* **TASK OBJECTIVE**: Find the string "this" in the data, then copy every line where it is found.

* **DATASET RECORDS**:
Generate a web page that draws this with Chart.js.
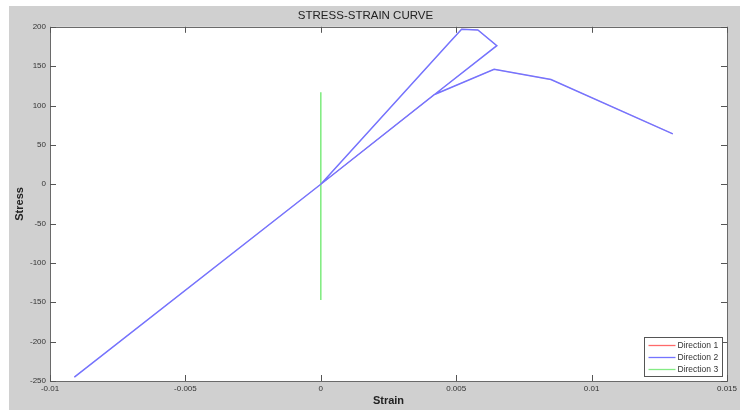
<!DOCTYPE html>
<html>
<head>
<meta charset="utf-8">
<script src="https://cdn.jsdelivr.net/npm/chart.js@4/dist/chart.umd.min.js"></script>
<style>
html,body{margin:0;padding:0;background:#fff;}
#wrap{width:740px;height:410px;position:relative;}
</style>
</head>
<body>
<div id="wrap"><canvas id="c" width="740" height="410"></canvas></div>
<script>
// ---- data ----
const strain1 = [-0.0091, 0, 0.0042, 0.0065, 0.0058, 0.0052, 0.0047, 0, 0.0042, 0.0064, 0.0085, 0.013];
const stress1 = [-245, 0, 114, 176, 196, 197, 178, 0, 114, 146, 133, 64];
const strain2 = [-0.0091, 0, 0.0042, 0.0065, 0.0058, 0.0052, 0.0047, 0, 0.0042, 0.0064, 0.0085, 0.013];
const stress2 = [-245, 0, 114, 176, 196, 197, 178, 0, 114, 146, 133, 64];
const strain3 = [0, 0];
const stress3 = [-147, 117];
const seriesLabels = ['Direction 1', 'Direction 2', 'Direction 3'];
const xTicks = [-0.01, -0.005, 0, 0.005, 0.01, 0.015];
const xTickLabels = ['-0.01', '-0.005', '0', '0.005', '0.01', '0.015'];
const yTicks = [-250, -200, -150, -100, -50, 0, 50, 100, 150, 200];
const yTickLabels = ['-250', '-200', '-150', '-100', '-50', '0', '50', '100', '150', '200'];

const FONT = 'Arial, "Liberation Sans", Helvetica, sans-serif';
const pts = (xs, ys) => xs.map((x, i) => ({x: x, y: ys[i]}));
const colors = ['#ff6a6a', '#7474ff', '#84ec84'];

const bgPlugin = {
  id: 'bg',
  beforeDraw(chart) {
    const ctx = chart.ctx, a = chart.chartArea;
    ctx.save();
    ctx.fillStyle = '#ffffff';
    ctx.fillRect(0, 0, chart.width, chart.height);
    ctx.fillStyle = '#d0d0d0';
    ctx.fillRect(9, 6, chart.width - 9, chart.height - 6);
    ctx.fillStyle = '#ffffff';
    ctx.fillRect(a.left, a.top, a.right - a.left, a.bottom - a.top);
    ctx.restore();
  },
  afterDraw(chart) {
    const ctx = chart.ctx, a = chart.chartArea;
    const xs = chart.scales.x, ys = chart.scales.y;
    ctx.save();
    ctx.lineWidth = 1;
    ctx.strokeStyle = '#6a6a6a';
    ctx.strokeRect(Math.round(a.left) + 0.5, Math.round(a.top) + 0.5, Math.round(a.right - a.left), Math.round(a.bottom - a.top));
    ctx.strokeStyle = '#555';
    ctx.beginPath();
    xTicks.forEach(v => {
      const px = Math.round(xs.getPixelForValue(v)) + 0.5;
      ctx.moveTo(px, a.bottom); ctx.lineTo(px, a.bottom - 6);
      ctx.moveTo(px, a.top); ctx.lineTo(px, a.top + 6);
    });
    yTicks.forEach(v => {
      const py = Math.round(ys.getPixelForValue(v)) + 0.5;
      ctx.moveTo(a.left, py); ctx.lineTo(a.left + 6, py);
      ctx.moveTo(a.right, py); ctx.lineTo(a.right - 6, py);
    });
    ctx.stroke();
    const lx = Math.round(a.right) - 82.5, ly = Math.round(a.bottom) - 43.5, lw = 78, lh = 39;
    ctx.fillStyle = '#fff';
    ctx.fillRect(lx, ly, lw, lh);
    ctx.strokeStyle = '#555';
    ctx.strokeRect(lx, ly, lw, lh);
    ctx.font = '8.5px ' + FONT;
    ctx.textBaseline = 'middle';
    ctx.textAlign = 'left';
    chart.data.datasets.forEach((ds, i) => {
      const yy = ly + 8 + i * 12;
      ctx.strokeStyle = ds.borderColor;
      ctx.lineWidth = 1.3;
      ctx.beginPath();
      ctx.moveTo(lx + 4, yy); ctx.lineTo(lx + 31, yy);
      ctx.stroke();
      ctx.fillStyle = '#333';
      ctx.fillText(ds.label, lx + 33, yy);
    });
    ctx.restore();
  }
};

new Chart(document.getElementById('c'), {
  type: 'scatter',
  data: {
    datasets: [
      {label: seriesLabels[0], data: pts(strain1, stress1), showLine: true, borderColor: colors[0], backgroundColor: colors[0], borderWidth: 0.5, pointRadius: 0, order: 2},
      {label: seriesLabels[1], data: pts(strain2, stress2), showLine: true, borderColor: colors[1], backgroundColor: colors[1], borderWidth: 1.5, pointRadius: 0, order: 0},
      {label: seriesLabels[2], data: pts(strain3, stress3), showLine: true, borderColor: colors[2], backgroundColor: colors[2], borderWidth: 1.6, pointRadius: 0, order: 1}
    ]
  },
  options: {
    responsive: false,
    animation: false,
    devicePixelRatio: 1,
    layout: {padding: {top: 6, right: 9, bottom: 0, left: 0}},
    plugins: {
      legend: {display: false},
      tooltip: {enabled: false},
      title: {
        display: true,
        text: 'STRESS-STRAIN CURVE',
        color: '#222',
        font: {family: FONT, size: 11.5, weight: 'normal'},
        padding: {top: 3, bottom: 4}
      }
    },
    scales: {
      x: {
        type: 'linear',
        min: xTicks[0], max: xTicks[xTicks.length - 1],
        afterBuildTicks: s => { s.ticks = xTicks.map(v => ({value: v})); },
        afterFit: s => { s.height = 29; },
        grid: {display: false, drawTicks: false},
        border: {display: false},
        ticks: {
          padding: 3,
          color: '#333',
          font: {family: FONT, size: 8},
          maxRotation: 0, autoSkip: false,
          callback: (v, i) => xTickLabels[i]
        },
        title: {display: true, text: 'Strain', color: '#222', font: {family: FONT, size: 11, weight: 'bold'}, padding: {top: 2, bottom: 2}}
      },
      y: {
        type: 'linear',
        min: yTicks[0], max: yTicks[yTicks.length - 1],
        afterBuildTicks: s => { s.ticks = yTicks.map(v => ({value: v})); },
        afterFit: s => { s.width = 50; },
        grid: {display: false, drawTicks: false},
        border: {display: false},
        ticks: {
          padding: 4,
          color: '#333',
          font: {family: FONT, size: 8},
          autoSkip: false,
          callback: (v, i) => yTickLabels[i]
        },
        title: {display: true, text: 'Stress', color: '#222', font: {family: FONT, size: 11, weight: 'bold'}, padding: {top: 13, bottom: 0}}
      }
    }
  },
  plugins: [bgPlugin]
});
</script>
</body>
</html>
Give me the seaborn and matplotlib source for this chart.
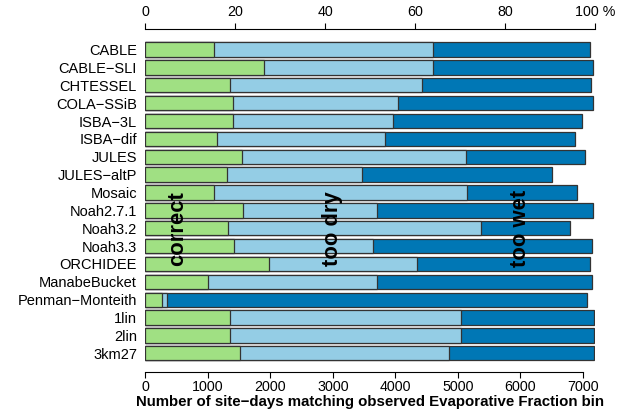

* **IN RESPONSE**:
Generate a web page that draws this with Chart.js.
Give me the seaborn and matplotlib source for this chart.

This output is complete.